Protocol 3 -- The Channel Agreement
At the start of every season, your senior team agrees in writing: this is what we use text for, this is what we use email for, this is what requires a call. Post it. Refer to it. Hold the standard.
This single agreement eliminates more communication friction than any tool, platform, or training program. Because the problem is almost never that people don't know how to write an email. It's that nobody ever told them which email to write, when.
Protocol 4 -- The End-of-Day Signal
At the close of every production day, department heads send a one-line or two-line EOD to their director. Not a report. A signal. "Day complete. Three items carrying to tomorrow: [list]. All under control." Or: "One yellow flag -- [issue]. Monitoring overnight, will update by 7am."
Your director sleeps better. Your team builds the discipline of closing the day with intention. And the 5am emergency call becomes rarer because the 9pm two-line text already named what was coming.

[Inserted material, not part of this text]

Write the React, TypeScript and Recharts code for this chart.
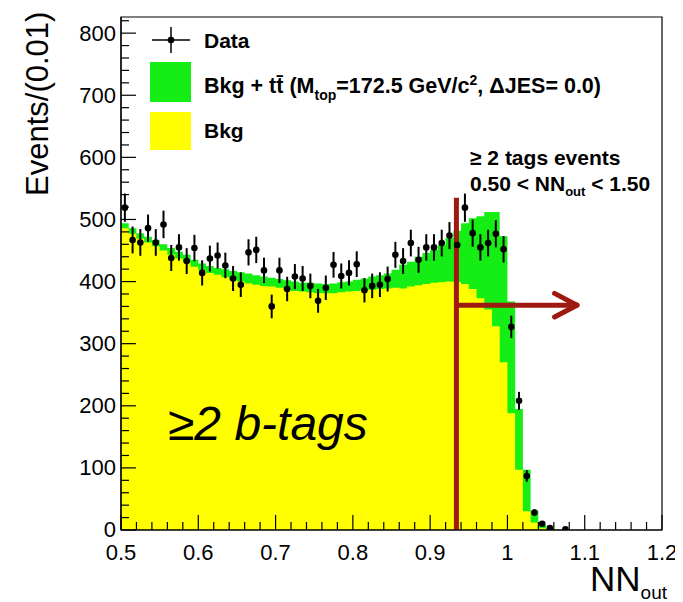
import React from 'react';
import {
  ComposedChart,
  Area,
  Scatter,
  ErrorBar,
  XAxis,
  YAxis,
  ReferenceLine,
  ReferenceArea,
} from 'recharts';

// ---------------- data ----------------
const BIN_START = 0.5;
const BIN_WIDTH = 0.01;
const NBINS = 70;

// Bkg + ttbar (stacked total) per bin, NN_out 0.50 .. 1.20
const totalCounts = [
  494, 486, 478, 472, 467, 460, 454, 448, 443, 435,
  429, 425, 422, 420, 417, 415, 413, 410, 408, 406,
  404, 402, 400, 398, 398, 397, 396, 397, 399, 400,
  403, 405, 408, 410, 413, 419, 427, 432, 440, 446,
  451, 459, 470, 482, 494, 502, 505, 512, 512, 473,
  368, 195, 97, 31, 8, 3, 1, 0, 0, 0,
  0, 0, 0, 0, 0, 0, 0, 0, 0, 0,
];

// Bkg only per bin
const bkgCounts = [
  486, 477, 469, 463, 457, 450, 443, 437, 431, 424,
  418, 414, 411, 407, 403, 400, 397, 395, 393, 392,
  390, 387, 385, 384, 383, 381, 381, 381, 383, 384,
  385, 386, 387, 388, 389, 390, 389, 392, 394, 396,
  398, 399, 400, 399, 396, 388, 373, 355, 328, 270,
  188, 97, 30, 12, 3, 1, 0, 0, 0, 0,
  0, 0, 0, 0, 0, 0, 0, 0, 0, 0,
];

// Observed data per bin
const dataCounts = [
  519, 467, 463, 486, 463, 492, 438, 455, 433, 454,
  414, 437, 442, 426, 405, 395, 447, 451, 418, 360,
  418, 388, 408, 405, 393, 369, 390, 427, 409, 414,
  428, 386, 393, 395, 404, 443, 433, 462, 435, 455,
  455, 462, 474, 459, 519, 478, 455, 462, 477, 452,
  327, 208, 87, 28, 10, 3, 0, 1, 0, 0,
  0, 0, 0, 0, 0, 0, 0, 0, 0, 0,
];

// Statistical error on data per bin
const dataErrors = [
  22.8, 21.6, 21.5, 22.0, 21.5, 22.2, 20.9, 21.3, 20.8, 21.3,
  20.3, 20.9, 21.0, 20.6, 20.1, 19.9, 21.1, 21.2, 20.4, 19.0,
  20.4, 19.7, 20.2, 20.1, 19.8, 19.2, 19.7, 20.7, 20.2, 20.3,
  20.7, 19.6, 19.8, 19.9, 20.1, 21.0, 20.8, 21.5, 20.9, 21.3,
  21.3, 21.5, 21.8, 21.4, 22.8, 21.9, 21.3, 21.5, 21.8, 21.3,
  18.1, 14.4, 9.3, 5.3, 3.2, 1.7, 0, 1.0, 0, 0,
  0, 0, 0, 0, 0, 0, 0, 0, 0, 0,
];

const xTicks = [
  0.5, 0.52, 0.54, 0.56, 0.58, 0.6, 0.62, 0.64, 0.66, 0.68,
  0.7, 0.72, 0.74, 0.76, 0.78, 0.8, 0.82, 0.84, 0.86, 0.88,
  0.9, 0.92, 0.94, 0.96, 0.98, 1.0, 1.02, 1.04, 1.06, 1.08,
  1.1, 1.12, 1.14, 1.16, 1.18, 1.2,
];
const yTicks = [
  0, 20, 40, 60, 80, 100, 120, 140, 160, 180,
  200, 220, 240, 260, 280, 300, 320, 340, 360, 380,
  400, 420, 440, 460, 480, 500, 520, 540, 560, 580,
  600, 620, 640, 660, 680, 700, 720, 740, 760, 780,
  800, 820,
];

const X_DOMAIN: [number, number] = [0.5, 1.2];
const Y_DOMAIN: [number, number] = [0, 826];

// cut annotation
const CUT_X = 0.934;
const CUT_TOP = 535;
const ARROW_Y = 362;
const ARROW_END = 1.09;
const ARROW_BACK = 0.029;
const ARROW_SPREAD = 19;

// ---------------- derived tables ----------------
const round3 = (v: number) => Math.round(v * 1000) / 1000;

const histRows = Array.from({ length: NBINS + 1 }, (_, i) => ({
  x: round3(BIN_START + i * BIN_WIDTH),
  total: i < NBINS ? totalCounts[i] : 0,
  bkg: i < NBINS ? bkgCounts[i] : 0,
}));

const pointRows = dataCounts
  .map((v, i) => ({ x: round3(BIN_START + (i + 0.5) * BIN_WIDTH), y: v, err: dataErrors[i] }))
  .filter((r) => r.y > 0);

// ---------------- styling ----------------
const GREEN = '#14ee14';
const YELLOW = '#ffff00';
const RED = '#9e1a10';
const FONT = '"Liberation Sans", Arial, Helvetica, sans-serif';

const TICK_MARGIN = 6;
const isMajorX = (v: number) => Math.abs(v * 10 - Math.round(v * 10)) < 1e-6;
const isMajorY = (v: number) => v % 100 === 0;

const XTick = (props: any) => {
  const { x, y, payload } = props;
  const v = payload.value as number;
  const major = isMajorX(v);
  const axisY = y - TICK_MARGIN;
  const len = major ? 15 : 8;
  return (
    <g>
      <line x1={x} x2={x} y1={axisY} y2={axisY - len} stroke="#000" strokeWidth={1.2} />
      {major && (
        <text x={x} y={axisY + 30} textAnchor="middle" fontFamily={FONT} fontSize={22} fill="#000">
          {String(Math.round(v * 10) / 10)}
        </text>
      )}
    </g>
  );
};

const YTick = (props: any) => {
  const { x, y, payload } = props;
  const v = payload.value as number;
  const major = isMajorY(v);
  const axisX = x + TICK_MARGIN;
  const len = major ? 15 : 8;
  return (
    <g>
      <line x1={axisX} x2={axisX + len} y1={y} y2={y} stroke="#000" strokeWidth={1.2} />
      {major && (
        <text x={axisX - 5} y={y} dy="0.34em" textAnchor="end" fontFamily={FONT} fontSize={22} fill="#000">
          {String(v)}
        </text>
      )}
    </g>
  );
};

const Dot = (p: any) => <circle cx={p.cx} cy={p.cy} r={3.3} fill="#000" />;

export default function App() {
  const W = 675;
  const H = 594;
  return (
    <div style={{ position: 'relative', width: W, height: H }}>
      <ComposedChart
        width={W}
        height={H}
        data={histRows}
        margin={{ top: 9, right: 21, left: 0, bottom: 0 }}
      >
        <Area
          type="stepAfter"
          dataKey="total"
          fill={GREEN}
          fillOpacity={1}
          stroke="none"
          isAnimationActive={false}
          dot={false}
          activeDot={false}
        />
        <Area
          type="stepAfter"
          dataKey="bkg"
          fill={YELLOW}
          fillOpacity={1}
          stroke="none"
          isAnimationActive={false}
          dot={false}
          activeDot={false}
        />
        <Scatter data={pointRows} dataKey="y" shape={Dot} isAnimationActive={false}>
          <ErrorBar dataKey="err" direction="y" width={0} stroke="#000" strokeWidth={2} isAnimationActive={false} />
        </Scatter>
        <ReferenceLine
          segment={[{ x: CUT_X, y: 0 }, { x: CUT_X, y: CUT_TOP }]}
          stroke={RED}
          strokeWidth={5}
        />
        <ReferenceLine
          segment={[{ x: CUT_X, y: ARROW_Y }, { x: ARROW_END, y: ARROW_Y }]}
          stroke={RED}
          strokeWidth={5}
        />
        <ReferenceLine
          segment={[{ x: ARROW_END - ARROW_BACK, y: ARROW_Y + ARROW_SPREAD }, { x: ARROW_END, y: ARROW_Y }]}
          stroke={RED}
          strokeWidth={5}
          strokeLinecap="round"
        />
        <ReferenceLine
          segment={[{ x: ARROW_END - ARROW_BACK, y: ARROW_Y - ARROW_SPREAD }, { x: ARROW_END, y: ARROW_Y }]}
          stroke={RED}
          strokeWidth={5}
          strokeLinecap="round"
        />
        <ReferenceArea
          x1={X_DOMAIN[0]}
          x2={X_DOMAIN[1]}
          y1={Y_DOMAIN[0]}
          y2={Y_DOMAIN[1]}
          fill="none"
          fillOpacity={0}
          stroke="#000"
          strokeWidth={1.2}
        />
        <XAxis
          type="number"
          dataKey="x"
          domain={X_DOMAIN}
          ticks={xTicks}
          interval={0}
          allowDataOverflow
          height={72}
          tickLine={false}
          tickSize={0}
          tickMargin={TICK_MARGIN}
          axisLine={{ stroke: '#000', strokeWidth: 1.2 }}
          tick={<XTick />}
        />
        <YAxis
          type="number"
          domain={Y_DOMAIN}
          ticks={yTicks}
          interval={0}
          allowDataOverflow
          width={113}
          tickLine={false}
          tickSize={0}
          tickMargin={TICK_MARGIN}
          axisLine={{ stroke: '#000', strokeWidth: 1.2 }}
          tick={<YTick />}
        />
      </ComposedChart>

      <svg
        width={W}
        height={H}
        style={{ position: 'absolute', left: 0, top: 0, pointerEvents: 'none', overflow: 'visible' }}
      >
        <g transform="translate(-8,-8)" fontFamily={FONT} fill="#000">
          {/* y axis title */}
          <text transform="translate(48,196) rotate(-90)" fontSize={31} textAnchor="start">
            Events/(0.01)
          </text>

          {/* x axis title */}
          <text x={590} y={591} fontSize={35}>
            NN
            <tspan fontSize={19} dy={8}>out</tspan>
          </text>

          {/* legend */}
          <line x1={152} x2={190} y1={40} y2={40} stroke="#000" strokeWidth={1.5} />
          <line x1={171} x2={171} y1={27} y2={53} stroke="#000" strokeWidth={1.5} />
          <circle cx={171} cy={40} r={3.3} fill="#000" />
          <text x={204} y={48} fontSize={21} fontWeight="bold">Data</text>

          <rect x={150} y={62} width={41} height={40} fill={GREEN} />
          <text x={204} y={93} fontSize={21.5} fontWeight="bold">
            Bkg + t{'t\u0304'} (M
            <tspan fontSize={14} dy={7}>top</tspan>
            <tspan dy={-7}>=172.5 GeV/c</tspan>
            <tspan fontSize={14} dy={-8}>2</tspan>
            <tspan dy={8}>, {'\u0394'}JES= 0.0)</tspan>
          </text>

          <rect x={150} y={112} width={41} height={38} fill={YELLOW} />
          <text x={204} y={138} fontSize={21} fontWeight="bold">Bkg</text>

          {/* category text */}
          <text x={470} y={165} fontSize={21} fontWeight="bold">{'\u2265'} 2 tags events</text>
          <text x={470} y={191} fontSize={21} fontWeight="bold">
            0.50 &lt; NN
            <tspan fontSize={13} dy={5}>out</tspan>
            <tspan dy={-5}> &lt; 1.50</tspan>
          </text>

          <text x={168} y={440} fontSize={48} fontStyle="italic">
            {'\u2265'}2 b-tags
          </text>
        </g>
      </svg>
    </div>
  );
}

Protocol 5 -- The Bad News Rule
Bad news travels up immediately. Not after it's resolved. Not after you've figured out the solution. Immediately -- with a traffic light, the known facts, and what you're doing about it.

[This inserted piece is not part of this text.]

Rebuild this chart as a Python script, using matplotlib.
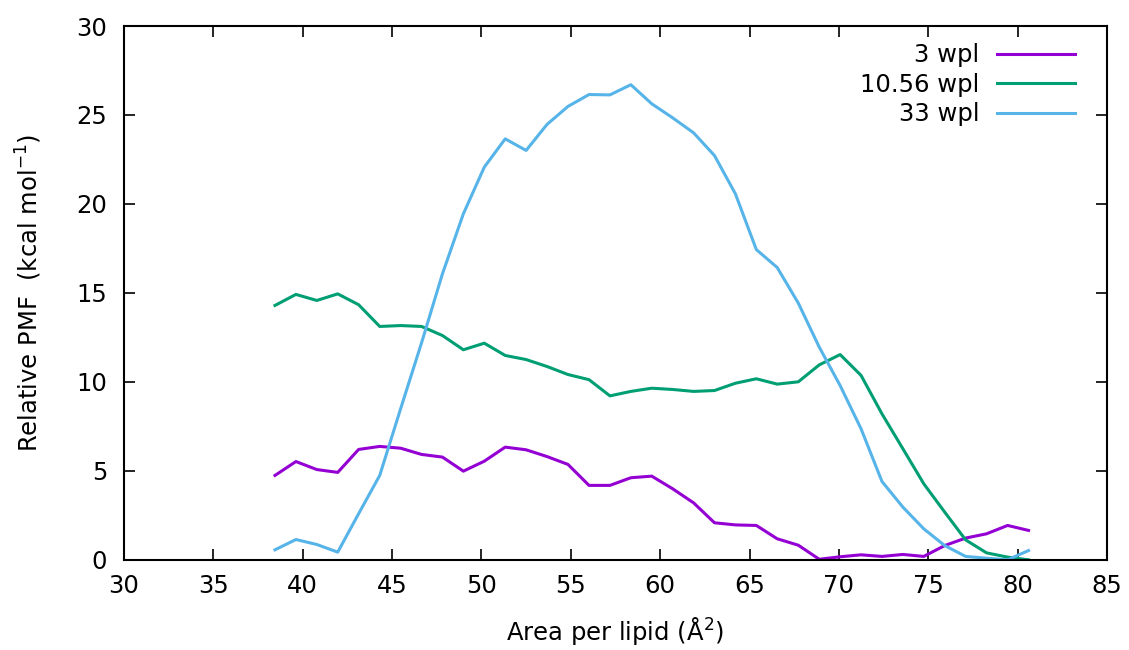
import matplotlib
matplotlib.use("Agg")
import matplotlib.pyplot as plt

# area per lipid (Å^2), sampled windows
area = [38.45, 39.62, 40.79, 41.96, 43.13, 44.31, 45.48, 46.65, 47.82, 48.99,
        50.16, 51.33, 52.50, 53.67, 54.84, 56.02, 57.19, 58.36, 59.53, 60.70,
        61.87, 63.04, 64.21, 65.38, 66.55, 67.73, 68.90, 70.07, 71.24, 72.41,
        73.58, 74.75, 75.92, 77.09, 78.26, 79.44, 80.61]

pmf_3 = [4.75, 5.53, 5.08, 4.92, 6.21, 6.38, 6.28, 5.93, 5.78, 4.99,
         5.55, 6.34, 6.19, 5.81, 5.37, 4.19, 4.19, 4.62, 4.71, 4.00,
         3.21, 2.09, 1.97, 1.94, 1.19, 0.83, 0.04, 0.18, 0.29, 0.20,
         0.31, 0.20, 0.81, 1.23, 1.47, 1.94, 1.66]

pmf_1056 = [14.30, 14.92, 14.58, 14.95, 14.34, 13.12, 13.17, 13.12, 12.61, 11.81,
            12.18, 11.49, 11.26, 10.87, 10.42, 10.13, 9.22, 9.47, 9.65, 9.58,
            9.47, 9.52, 9.93, 10.18, 9.88, 10.01, 10.96, 11.54, 10.37, 8.21,
            6.25, 4.28, 2.69, 1.13, 0.40, 0.16, 0.01]

pmf_33 = [0.57, 1.15, 0.87, 0.44, 2.60, 4.75, 8.50, 12.20, 16.08, 19.45,
          22.07, 23.66, 23.01, 24.47, 25.48, 26.15, 26.13, 26.70, 25.63, 24.84,
          24.00, 22.72, 20.57, 17.44, 16.43, 14.43, 11.96, 9.80, 7.37, 4.41,
          2.97, 1.75, 0.81, 0.20, 0.10, 0.01, 0.53]

labels = ["3 wpl", "10.56 wpl", "33 wpl"]
colors = ["#9400D3", "#009E73", "#56B4E9"]

fs = 17.5
plt.rcParams["font.family"] = "DejaVu Sans"
fig = plt.figure(figsize=(11.29, 6.5), dpi=100)
ax = fig.add_axes([0.1098, 0.1385, 0.8707, 0.8215])

for y, lab, c in zip([pmf_3, pmf_1056, pmf_33], labels, colors):
    ax.plot(area, y, color=c, lw=2.2, label=lab)

ax.set_xlim(30, 85)
ax.set_ylim(0, 30)
ax.set_xticks(range(30, 86, 5))
ax.set_yticks(range(0, 31, 5))
ax.tick_params(direction="in", length=8, width=1.2, top=True, right=True,
               labelsize=fs)
ax.tick_params(axis="x", pad=10)
ax.tick_params(axis="y", pad=12)
for s in ax.spines.values():
    s.set_linewidth(1.5)

ax.set_xlabel("Area per lipid (Å$^2$)", fontsize=fs, labelpad=12)
ax.set_ylabel("Relative PMF  (kcal mol$^{-1}$)", fontsize=fs, labelpad=23)

leg = ax.legend(loc="upper right", bbox_to_anchor=(0.9675, 0.968),
                frameon=False, fontsize=fs, markerfirst=False,
                handlelength=3.2, handletextpad=0.74, labelspacing=0.23,
                borderpad=0, borderaxespad=0)
for t in leg.get_texts():
    t.set_ha("right")
leg._legend_box.align = "right"

fig.savefig("out.png", dpi=100)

Directors do not want to be surprised. They can handle almost anything if they know about it in time to help. What they cannot recover from is finding out about a problem after the window to address it has closed.
Make bad news safe to deliver quickly. That starts with the director's response when it arrives. If every early red flag is met with frustration rather than engagement, the team will stop sending them. And the problems will get larger before anyone says a word.
Upward Communication -- Check Your Organization
- Does your senior team have a written, shared agreement on which channel to use for which type of communication?
- Do your department heads give proactive updates before major milestones -- or do they wait until they're asked?
- Does your team know the difference between a green, yellow, and red flag -- and do they use them consistently?
- When bad news arrives, does your team bring it early -- or do they wait until they have a solution to soften the landing?
- If someone on your team felt relieved after giving you an update, do you know what that relief was about?
The Deeper Question
That moment -- the one where your staffer exhaled at the end of the call -- deserves more than a communication fix. It deserves a leadership question.
What has the culture of your organization communicated to that person about what happens when they bring information upward? Have updates historically been met with frustration? Has bad news been punished? Has the standard for a good update been unclear enough that people defaulted to silence rather than risk doing it wrong?
Relief after a routine check-in is not just a communication gap. It's a psychological safety signal. It means the act of sharing information felt risky enough to produce stress in the first place.
That is worth sitting with.
After enough seasons in this work, the pattern is clear: the organizations where information flows freely and updates are proactive are the ones where senior leaders made that communication safe, modeled it themselves, and named the protocol out loud before anyone had to guess.
It's not complicated. It's not expensive. It starts with one conversation at the beginning of the season.
"Here is what I need from you. Here is how I want to receive it. Here is what happens when you bring me something hard. And here is what I will do to make sure you never have to feel relief just because you told me the truth."
"The best-run festivals are not the ones with the fewest problems. They're the ones where problems travel upward fast enough to be solved."
If you recognized your organization in this -- in the chasing, the assumptions, the relief that should have been routine -- that recognition is the first move. The second move is building the protocol before next season begins, not during it.
Because the best time to build a communication culture is before you need it. The second best time is right now.